*Written exercise*
All of the lines below are to be printed again exactly; images are excluded from the output.

*Source data*
-- START --

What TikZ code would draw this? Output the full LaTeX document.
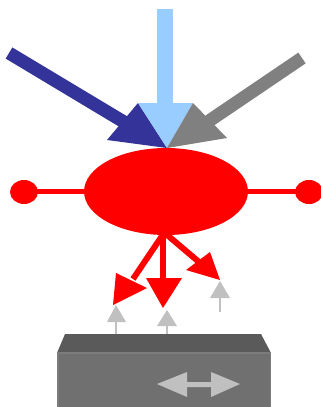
\documentclass[tikz,border=0pt]{standalone}
\usetikzlibrary{calc}
\definecolor{dkblue}{HTML}{333399}
\definecolor{ltblue}{HTML}{99CCFF}
\definecolor{midgray}{HTML}{808080}
\definecolor{pale}{HTML}{C0C0C0}
\definecolor{boxtop}{HTML}{5A5A5A}
\definecolor{boxfront}{HTML}{707070}
\definecolor{boxedge}{HTML}{7C7C7C}
\tikzset{
  redline/.style={draw=red, line width=6pt},
  redhead/.style={fill=red},
  paleline/.style={draw=pale, line width=2pt},
  palehead/.style={fill=pale},
}
\begin{document}
\begin{tikzpicture}[x=1pt,y=-1pt]
\useasboundingbox (0,0) rectangle (321,407);
% incoming arrows
\draw[dkblue, line width=13pt] (9,53) -- (124,122);
\fill[dkblue] (107,140) -- (138,103) -- (167,148) -- cycle;
\draw[ltblue, line width=16pt] (165,9) -- (165,104);
\fill[ltblue] (138,103) -- (193,103) -- (167,148) -- cycle;
\draw[midgray, line width=13pt] (302,58) -- (209,121);
\fill[midgray] (193,103) -- (227,138) -- (167,148) -- cycle;
% red element
\draw[red, line width=5pt] (24,191) -- (309,191);
\fill[red] (24,192) ellipse [x radius=14, y radius=12];
\fill[red] (309,192) ellipse [x radius=14, y radius=12];
\fill[red] (166,191.5) ellipse [x radius=82, y radius=43.5];
% red outgoing arrows
\draw[redline] (164,233) -- (133,279);
\fill[redhead] (116,273) -- (147,288) -- (113,305) -- cycle;
\draw[redline] (163,233) -- (163,280);
\fill[redhead] (146,278) -- (182,278) -- (163,308) -- cycle;
\draw[redline] (166,234) -- (199,262);
\fill[redhead] (186,270) -- (210,252) -- (220,280) -- cycle;
% pale small arrows
\draw[paleline] (116,320) -- (116,335);
\fill[palehead] (107,322) -- (126,322) -- (116,305) -- cycle;
\draw[paleline] (167,324) -- (167,338);
\fill[palehead] (157,326) -- (177,326) -- (167,310) -- cycle;
\draw[paleline] (220,296) -- (220,312);
\fill[palehead] (210,298) -- (230,298) -- (220,281) -- cycle;
% box
\fill[boxtop] (65,334) -- (261,334) -- (271,353) -- (57,353) -- cycle;
\filldraw[fill=boxfront, draw=boxedge, line width=1.5pt] (57.75,353) rectangle (270.25,408);
% double arrow
\fill[pale] (157,384) -- (187,372) -- (187,382) -- (211,382) -- (211,372) -- (240,384)
  -- (211,397) -- (211,387) -- (187,387) -- (187,397) -- cycle;
\end{tikzpicture}
\end{document}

-- END --

*Problem solution*
What TikZ code would draw this? Output the full LaTeX document.
\documentclass[tikz,border=0pt]{standalone}
\usetikzlibrary{calc}
\definecolor{dkblue}{HTML}{333399}
\definecolor{ltblue}{HTML}{99CCFF}
\definecolor{midgray}{HTML}{808080}
\definecolor{pale}{HTML}{C0C0C0}
\definecolor{boxtop}{HTML}{5A5A5A}
\definecolor{boxfront}{HTML}{707070}
\definecolor{boxedge}{HTML}{7C7C7C}
\tikzset{
  redline/.style={draw=red, line width=6pt},
  redhead/.style={fill=red},
  paleline/.style={draw=pale, line width=2pt},
  palehead/.style={fill=pale},
}
\begin{document}
\begin{tikzpicture}[x=1pt,y=-1pt]
\useasboundingbox (0,0) rectangle (321,407);
% incoming arrows
\draw[dkblue, line width=13pt] (9,53) -- (124,122);
\fill[dkblue] (107,140) -- (138,103) -- (167,148) -- cycle;
\draw[ltblue, line width=16pt] (165,9) -- (165,104);
\fill[ltblue] (138,103) -- (193,103) -- (167,148) -- cycle;
\draw[midgray, line width=13pt] (302,58) -- (209,121);
\fill[midgray] (193,103) -- (227,138) -- (167,148) -- cycle;
% red element
\draw[red, line width=5pt] (24,191) -- (309,191);
\fill[red] (24,192) ellipse [x radius=14, y radius=12];
\fill[red] (309,192) ellipse [x radius=14, y radius=12];
\fill[red] (166,191.5) ellipse [x radius=82, y radius=43.5];
% red outgoing arrows
\draw[redline] (164,233) -- (133,279);
\fill[redhead] (116,273) -- (147,288) -- (113,305) -- cycle;
\draw[redline] (163,233) -- (163,280);
\fill[redhead] (146,278) -- (182,278) -- (163,308) -- cycle;
\draw[redline] (166,234) -- (199,262);
\fill[redhead] (186,270) -- (210,252) -- (220,280) -- cycle;
% pale small arrows
\draw[paleline] (116,320) -- (116,335);
\fill[palehead] (107,322) -- (126,322) -- (116,305) -- cycle;
\draw[paleline] (167,324) -- (167,338);
\fill[palehead] (157,326) -- (177,326) -- (167,310) -- cycle;
\draw[paleline] (220,296) -- (220,312);
\fill[palehead] (210,298) -- (230,298) -- (220,281) -- cycle;
% box
\fill[boxtop] (65,334) -- (261,334) -- (271,353) -- (57,353) -- cycle;
\filldraw[fill=boxfront, draw=boxedge, line width=1.5pt] (57.75,353) rectangle (270.25,408);
% double arrow
\fill[pale] (157,384) -- (187,372) -- (187,382) -- (211,382) -- (211,372) -- (240,384)
  -- (211,397) -- (211,387) -- (187,387) -- (187,397) -- cycle;
\end{tikzpicture}
\end{document}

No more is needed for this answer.